During 2009, the Company announced the approval by the ANH of a Farmout Agreement and Joint Operating Agreement (the “JOA”) with SK Innovation Co. LTD., a Korean multinational conglomerate (“SK”), relating to the CPO 4 Contract for Exploration and Production covering the 345,452 net acre CPO 4 Block located in the Western Llanos Basin in the Republic of Colombia.
 
Under the JOA, effective retroactive to May 31, 2009, SK will act as operator of the CPO 4 Block and the Company will pay 25.0% of all past and future cost related to the CPO 4 Block, as well as an additional 12.5% of the Seismic Acquisition Costs incurred during the Phase 1 Work Program, for which the Company will receive a 25.0% interest in the CPO 4 Block. The Company's share of the past costs related to its initial 25.0% farm in was $194,584. During 2010, the Company entered into a separate Farmout Agreement with SK pursuant to which SK agreed to assign to the Company an additional 12.5% interest in the CPO 4 Block, increasing the Company's current interest in the CPO 4 Block from 25% to 37.5%.
 
Under the terms of the Farmout Agreement, the Company will be responsible for paying its proportionate interest in all future development and operating costs (“Ongoing Costs”).  In addition to payment of its proportionate interest in Ongoing Costs, the Company will be responsible for reimbursement to SK, or payment, of (i) 12.5% of certain defined past costs relating to development of the CPO 4 Block (the “Past Costs”), and (ii) 25% of seismic acquisition costs incurred with respect to the Phase One cost of CPO 4 Block between June 18, 2009 and June 17, 2012 (the “Seismic Acquisition Costs”).   The assignment of the additional interest in the CPO 4 Block was conditioned upon the approval by the ANH and the Republic of Korea by July 31, 2011 and payment of the Company's proportionate interest in Past Costs.  During 2010 the Company received, and paid, an invoice for $3,939,003 for its share of the Past Costs.  In December 2010 the ANH approved our additional 12.5% interest in Block CPO 4 along with the assignment from SK bringing our total interest to 37.5% in the Block.
 
Pursuant to the terms of, and in conjunction with, the Farmout Agreement and the JOA, the Company entered into a separate agreement with Gulf United Energy, Inc. (“Gulf United”) whereby the Company waived its right of first refusal under the JOA for the specific purpose of permitting Gulf United to acquire a 12.5% interest in the CPO 4 Block.  Under the agreement with Gulf United, as a condition of the Company's agreement to waive its preferential rights, Gulf United agreed to pay to the Company, not later than 30 days following ANH approval, (i) the Company's 12.5% share of Past Costs incurred through July 31, 2010, and (ii) the Company's 25% share of Seismic Acquisition Costs incurred through July 31, 2010. Upon Gulf United receiving ANH approval, it will reimburse us for the $3,951,370 invoiced by SK Innovation for Past Costs; plus any additional cost accrued under the terms of the Farmout Agreement.

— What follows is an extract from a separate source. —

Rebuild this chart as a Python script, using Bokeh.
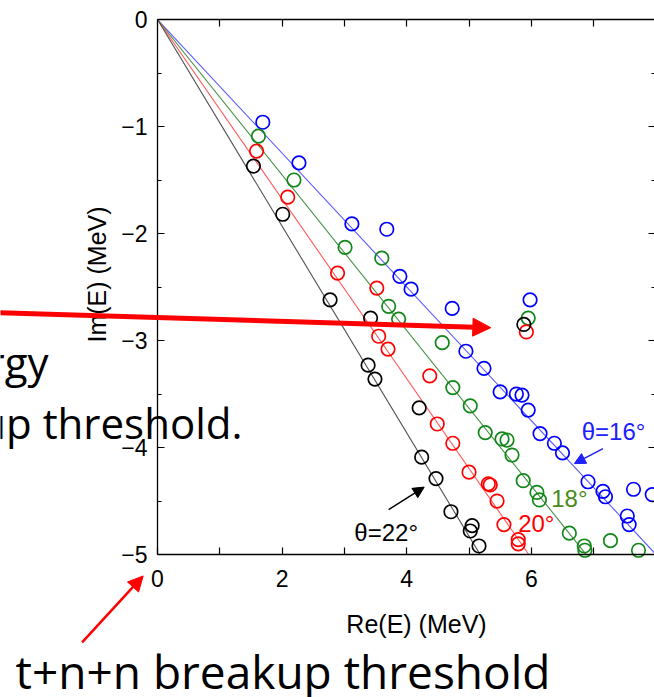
import math
from bokeh.plotting import figure
from bokeh.models import Range1d, LinearAxis, FixedTicker, Label, Arrow, NormalHead
from bokeh.embed import file_html
from bokeh.resources import INLINE

# ---- data ----
thetas = [16, 18, 20, 22]
colors = ["#0000ff", "#11871a", "#ff0000", "#000000"]
line_colors = ["#5a5aff", "#4a8f4a", "#ff5a5a", "#505050"]

re16 = [1.69, 2.27, 3.12, 3.68, 3.89, 4.07, 4.73, 5.98, 4.95, 5.24, 5.50, 5.76, 5.85, 5.95,
        6.14, 6.37, 6.50, 6.91, 7.15, 7.19, 7.64, 7.94, 7.54, 7.57]
im16 = [-0.96, -1.34, -1.91, -1.96, -2.40, -2.52, -2.70, -2.62, -3.10, -3.26, -3.48, -3.50, -3.51, -3.65,
        -3.87, -3.96, -4.05, -4.32, -4.41, -4.46, -4.39, -4.44, -4.64, -4.72]

re18 = [1.62, 2.19, 3.01, 3.60, 3.71, 3.87, 4.57, 5.95, 4.74, 5.02, 5.26, 5.53, 5.61, 5.69,
        5.87, 6.09, 6.13, 6.61, 6.85, 6.86, 7.27, 7.72]
im18 = [-1.09, -1.50, -2.13, -2.23, -2.68, -2.80, -3.02, -2.79, -3.44, -3.61, -3.86, -3.92, -3.93, -4.07,
        -4.31, -4.42, -4.49, -4.80, -4.92, -4.96, -4.87, -4.96]

re20 = [1.59, 2.09, 2.89, 3.52, 3.55, 3.70, 4.37, 4.49, 4.74, 5.00, 5.31, 5.34, 5.45, 5.56,
        5.79, 5.79, 5.92]
im20 = [-1.23, -1.66, -2.37, -2.51, -2.96, -3.08, -3.33, -3.78, -3.96, -4.23, -4.34, -4.35, -4.50, -4.72,
        -4.86, -4.90, -2.92]

re22 = [1.54, 2.01, 2.77, 3.42, 3.38, 3.49, 4.20, 4.24, 4.47, 4.71, 5.05, 5.02, 5.16, 5.88]
im22 = [-1.37, -1.82, -2.62, -2.79, -3.23, -3.36, -3.63, -4.09, -4.29, -4.60, -4.73, -4.78, -4.92, -2.85]

series_re = [re16, re18, re20, re22]
series_im = [im16, im18, im20, im22]

x_ticks = [0, 2, 4, 6, 8]
x_minor_ticks = [1, 3, 5, 7]
x_all_ticks = [1, 2, 3, 4, 5, 6, 7]
y_ticks = [-5, -4, -3, -2, -1, 0]
y_tick_labels = ["\u22125", "\u22124", "\u22123", "\u22122", "\u22121", "0"]
y_minor_ticks = [-4.5, -3.5, -2.5, -1.5, -0.5]
y_inner_ticks = [-4, -3, -2, -1]

# axis box in data units
X_LO, X_HI = 0, 8
Y_LO, Y_HI = -5, 0

# visible window (data units) - the axes box sits inside a wider canvas
VIEW_X = (-2.520, 7.977)
VIEW_Y = (-6.336, 0.1776)

TICK_FONT = "Liberation Sans"

p = figure(width=654, height=697, output_backend="svg", toolbar_location=None, title=None,
           x_range=Range1d(*VIEW_X), y_range=Range1d(*VIEW_Y),
           x_axis_location=None, y_axis_location=None,
           min_border=0, min_border_left=0, min_border_right=0, min_border_top=0, min_border_bottom=0)
p.outline_line_color = None
p.xgrid.visible = False
p.ygrid.visible = False
p.background_fill_color = "white"
p.border_fill_color = "white"


def make_axis(ticks, minor, loc, bounds, major_in, minor_in):
    ax = LinearAxis(ticker=FixedTicker(ticks=ticks, minor_ticks=minor), fixed_location=loc, bounds=bounds)
    ax.major_tick_in = major_in
    ax.major_tick_out = 0
    ax.minor_tick_in = minor_in
    ax.minor_tick_out = 0
    ax.axis_line_color = "#000000"
    ax.axis_line_width = 1.3
    ax.major_tick_line_color = "#000000"
    ax.minor_tick_line_color = "#000000"
    ax.major_tick_line_width = 1.2
    ax.minor_tick_line_width = 1.2
    ax.major_label_text_font = TICK_FONT
    ax.major_label_text_font_size = "23px"
    ax.major_label_text_color = "#000000"
    return ax


xb = make_axis(x_ticks, x_minor_ticks, Y_LO, (X_LO, X_HI), 7, 7)
xb.major_label_standoff = 15
p.add_layout(xb, "below")

xt = make_axis([], x_all_ticks, Y_HI, (X_LO, X_HI), 7, 7)
p.add_layout(xt, "above")

yl = make_axis(y_ticks, y_minor_ticks, X_LO, (Y_LO, Y_HI), 7, 4)
yl.major_label_overrides = {t: s for t, s in zip(y_ticks, y_tick_labels)}
yl.major_label_standoff = 10
p.add_layout(yl, "left")

yr1 = make_axis([], y_inner_ticks, X_HI, (Y_LO, Y_HI), 7, 7)
yr1.axis_line_color = None
p.add_layout(yr1, "right")
yr2 = make_axis([], y_minor_ticks, X_HI, (Y_LO, Y_HI), 4, 4)
yr2.axis_line_color = None
p.add_layout(yr2, "right")

# rotation lines: Im = -tan(2 theta) * Re
for th, lc in zip(thetas, line_colors):
    slope = math.tan(math.radians(2 * th))
    x_end = -Y_LO / slope
    p.line([0, x_end], [0, -slope * x_end], line_color=lc, line_width=1.1)

for xs, ys, c in zip(series_re, series_im, colors):
    p.scatter(xs, ys, marker="circle", size=13.5, fill_color=None, line_color=c, line_width=1.7)

# theta labels
lab_font = "Liberation Sans"
p.add_layout(Label(x=7.32, y=-3.85, text="\u03b8=16\u00b0", text_color="#2020ff", text_font=lab_font,
                   text_font_size="24px", text_align="center", text_baseline="middle"))
p.add_layout(Label(x=6.61, y=-4.48, text="18\u00b0", text_color="#4a8a1a", text_font=lab_font,
                   text_font_size="24px", text_align="center", text_baseline="middle"))
p.add_layout(Label(x=6.08, y=-4.71, text="20\u00b0", text_color="#ff0000", text_font=lab_font,
                   text_font_size="24px", text_align="center", text_baseline="middle"))
p.add_layout(Label(x=3.67, y=-4.79, text="\u03b8=22\u00b0", text_color="#000000", text_font=lab_font,
                   text_font_size="24px", text_align="center", text_baseline="middle"))

p.add_layout(Arrow(x_start=7.15, y_start=-4.01, x_end=6.69, y_end=-4.15, line_color="#2020ff", line_width=1.5,
                   end=NormalHead(size=11, fill_color="#2020ff", line_color="#2020ff")))
p.add_layout(Arrow(x_start=3.71, y_start=-4.58, x_end=4.28, y_end=-4.37, line_color="#000000", line_width=1.5,
                   end=NormalHead(size=11, fill_color="#000000", line_color="#000000")))

# axis titles
p.add_layout(Label(x=4.157, y=-5.645, text="Re(E) (MeV)", text_font=lab_font, text_font_size="25px",
                   text_color="#000000", text_align="center", text_baseline="middle"))
p.add_layout(Label(x=-0.979, y=-2.383, text="Im(E) (MeV)", text_font=lab_font, text_font_size="25px",
                   text_color="#000000", text_align="center", text_baseline="middle", angle=math.pi / 2))

# slide annotations
slide_font = "Open Sans"
p.add_layout(Label(x=-1.75, y=-3.196, text="rgy", text_font=slide_font, text_font_size="42px",
                   text_color="#000000", text_align="right", text_baseline="alphabetic"))
p.add_layout(Label(x=1.364, y=-3.767, text="up threshold.", text_font=slide_font, text_font_size="42px",
                   text_color="#000000", text_align="right", text_baseline="alphabetic"))
p.add_layout(Label(x=-2.279, y=-6.084, text="t+n+n breakup threshold", text_font=slide_font,
                   text_font_size="46px", text_color="#000000", text_align="left", text_baseline="alphabetic"))

p.add_layout(Arrow(x_start=-2.56, y_start=-2.74, x_end=5.35, y_end=-2.88, line_color="#ff0000", line_width=5,
                   end=NormalHead(size=18, fill_color="#ff0000", line_color="#ff0000")))
p.add_layout(Arrow(x_start=-1.21, y_start=-5.82, x_end=-0.23, y_end=-5.20, line_color="#ff0000", line_width=2.5,
                   end=NormalHead(size=15, fill_color="#ff0000", line_color="#ff0000")))

open("out.html", "w").write(file_html(p, INLINE))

At December 31, 2011, the Company has recorded as accounts receivable – other the amount due from Gulf United of $3,951,370.  As of December 31, 2011 and through the date of this filing, Gulf United had not yet received ANH approval.
 
The Phase 1 Work Program consists of reprocessing approximately 400 kilometers of existing 2-D seismic data, the acquisition, processing and interpretation of a 2-D seismic program containing approximately 620 kilometers of data and the drilling of two exploration wells. The phase 1 work program was modified to allow 3-D data to be shot in place of the initial 2-D requirement.  The Phase 1 seismic acquisition was completed during 2010, the first exploration was in progress at December 31, 2011 and the entire Phase 1 Work Program is estimated to be completed by mid-2012.
 
For 2012, SK Innovation has advised us that they plan to focus, in addition to completion of the Tamandua #1 well, on the drilling of 3 wells on CPO 4.  Our expenditures on CPO 4 during 2011 were $12,010,000 and our budgeted expenditures on the CPO 4 Block for 2012 are approximately $40.0 million.
 
LLA 62 Block
 
During 2010, the Company elected to participate for its percentage interest (1.59%) in the LLA 62 Block in Colombia (the “LLA 62 Block”).  The LLA 62 Block was awarded to Hupecol by the ANH during 2010.  The LLA 62 Block is adjacent to the La Cuerva Block operated by Hupecol.  The award of the LLA 62 Block includes a Phase I commitment to shoot 60 square kilometers of 3D seismic on the block.  As a result of the election to participate the Company agreed to pay its proportionate share (1.59%) of all costs of exploiting the block, except the 3D seismic costs, where the Company agreed to pay two times its proportional cost.